* begin DATA PROVIDED *
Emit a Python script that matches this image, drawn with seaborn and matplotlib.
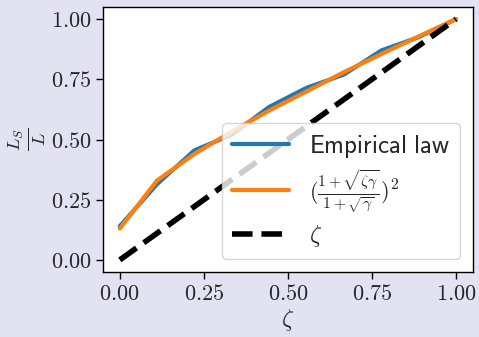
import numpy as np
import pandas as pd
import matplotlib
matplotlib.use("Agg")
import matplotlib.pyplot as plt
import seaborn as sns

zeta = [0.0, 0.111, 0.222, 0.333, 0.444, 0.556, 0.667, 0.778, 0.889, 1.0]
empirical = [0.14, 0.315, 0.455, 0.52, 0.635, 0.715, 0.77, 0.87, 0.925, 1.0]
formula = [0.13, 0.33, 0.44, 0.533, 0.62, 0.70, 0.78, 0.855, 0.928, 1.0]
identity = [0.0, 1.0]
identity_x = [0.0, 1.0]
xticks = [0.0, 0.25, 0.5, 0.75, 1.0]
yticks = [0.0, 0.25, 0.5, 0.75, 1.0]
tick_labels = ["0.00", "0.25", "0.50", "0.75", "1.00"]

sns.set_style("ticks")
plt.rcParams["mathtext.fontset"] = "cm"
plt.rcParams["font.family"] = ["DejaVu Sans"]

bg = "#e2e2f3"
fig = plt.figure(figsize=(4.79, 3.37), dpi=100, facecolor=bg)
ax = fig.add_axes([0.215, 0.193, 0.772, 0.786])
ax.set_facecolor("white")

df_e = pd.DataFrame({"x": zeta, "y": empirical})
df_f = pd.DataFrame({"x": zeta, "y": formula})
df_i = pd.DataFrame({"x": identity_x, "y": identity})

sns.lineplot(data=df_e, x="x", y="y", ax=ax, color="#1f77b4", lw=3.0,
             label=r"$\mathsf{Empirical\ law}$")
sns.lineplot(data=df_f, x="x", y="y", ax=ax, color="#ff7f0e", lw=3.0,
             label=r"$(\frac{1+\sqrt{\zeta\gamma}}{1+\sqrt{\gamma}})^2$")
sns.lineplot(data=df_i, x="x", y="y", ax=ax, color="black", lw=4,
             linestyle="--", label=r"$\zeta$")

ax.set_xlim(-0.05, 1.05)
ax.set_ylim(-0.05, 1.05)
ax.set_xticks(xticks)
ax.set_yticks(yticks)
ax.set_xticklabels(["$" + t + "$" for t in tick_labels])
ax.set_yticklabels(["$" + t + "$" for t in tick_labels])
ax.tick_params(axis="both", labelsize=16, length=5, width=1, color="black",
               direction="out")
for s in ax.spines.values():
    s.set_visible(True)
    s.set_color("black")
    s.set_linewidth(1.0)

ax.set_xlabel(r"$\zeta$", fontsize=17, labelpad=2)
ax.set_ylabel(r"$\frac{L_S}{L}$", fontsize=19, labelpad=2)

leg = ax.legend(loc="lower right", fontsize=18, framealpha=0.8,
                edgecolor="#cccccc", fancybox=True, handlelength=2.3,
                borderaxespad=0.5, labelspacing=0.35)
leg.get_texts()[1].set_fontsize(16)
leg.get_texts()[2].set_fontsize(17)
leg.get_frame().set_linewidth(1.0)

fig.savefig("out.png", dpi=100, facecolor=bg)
* end DATA PROVIDED *
* **REQUIRED WORK**
Quote every line word for word and keep the images out of the copy.

* **ANSWER FOR THIS EXERCISE**
Emit a Python script that matches this image, drawn with seaborn and matplotlib.
import numpy as np
import pandas as pd
import matplotlib
matplotlib.use("Agg")
import matplotlib.pyplot as plt
import seaborn as sns

zeta = [0.0, 0.111, 0.222, 0.333, 0.444, 0.556, 0.667, 0.778, 0.889, 1.0]
empirical = [0.14, 0.315, 0.455, 0.52, 0.635, 0.715, 0.77, 0.87, 0.925, 1.0]
formula = [0.13, 0.33, 0.44, 0.533, 0.62, 0.70, 0.78, 0.855, 0.928, 1.0]
identity = [0.0, 1.0]
identity_x = [0.0, 1.0]
xticks = [0.0, 0.25, 0.5, 0.75, 1.0]
yticks = [0.0, 0.25, 0.5, 0.75, 1.0]
tick_labels = ["0.00", "0.25", "0.50", "0.75", "1.00"]

sns.set_style("ticks")
plt.rcParams["mathtext.fontset"] = "cm"
plt.rcParams["font.family"] = ["DejaVu Sans"]

bg = "#e2e2f3"
fig = plt.figure(figsize=(4.79, 3.37), dpi=100, facecolor=bg)
ax = fig.add_axes([0.215, 0.193, 0.772, 0.786])
ax.set_facecolor("white")

df_e = pd.DataFrame({"x": zeta, "y": empirical})
df_f = pd.DataFrame({"x": zeta, "y": formula})
df_i = pd.DataFrame({"x": identity_x, "y": identity})

sns.lineplot(data=df_e, x="x", y="y", ax=ax, color="#1f77b4", lw=3.0,
             label=r"$\mathsf{Empirical\ law}$")
sns.lineplot(data=df_f, x="x", y="y", ax=ax, color="#ff7f0e", lw=3.0,
             label=r"$(\frac{1+\sqrt{\zeta\gamma}}{1+\sqrt{\gamma}})^2$")
sns.lineplot(data=df_i, x="x", y="y", ax=ax, color="black", lw=4,
             linestyle="--", label=r"$\zeta$")

ax.set_xlim(-0.05, 1.05)
ax.set_ylim(-0.05, 1.05)
ax.set_xticks(xticks)
ax.set_yticks(yticks)
ax.set_xticklabels(["$" + t + "$" for t in tick_labels])
ax.set_yticklabels(["$" + t + "$" for t in tick_labels])
ax.tick_params(axis="both", labelsize=16, length=5, width=1, color="black",
               direction="out")
for s in ax.spines.values():
    s.set_visible(True)
    s.set_color("black")
    s.set_linewidth(1.0)

ax.set_xlabel(r"$\zeta$", fontsize=17, labelpad=2)
ax.set_ylabel(r"$\frac{L_S}{L}$", fontsize=19, labelpad=2)

leg = ax.legend(loc="lower right", fontsize=18, framealpha=0.8,
                edgecolor="#cccccc", fancybox=True, handlelength=2.3,
                borderaxespad=0.5, labelspacing=0.35)
leg.get_texts()[1].set_fontsize(16)
leg.get_texts()[2].set_fontsize(17)
leg.get_frame().set_linewidth(1.0)

fig.savefig("out.png", dpi=100, facecolor=bg)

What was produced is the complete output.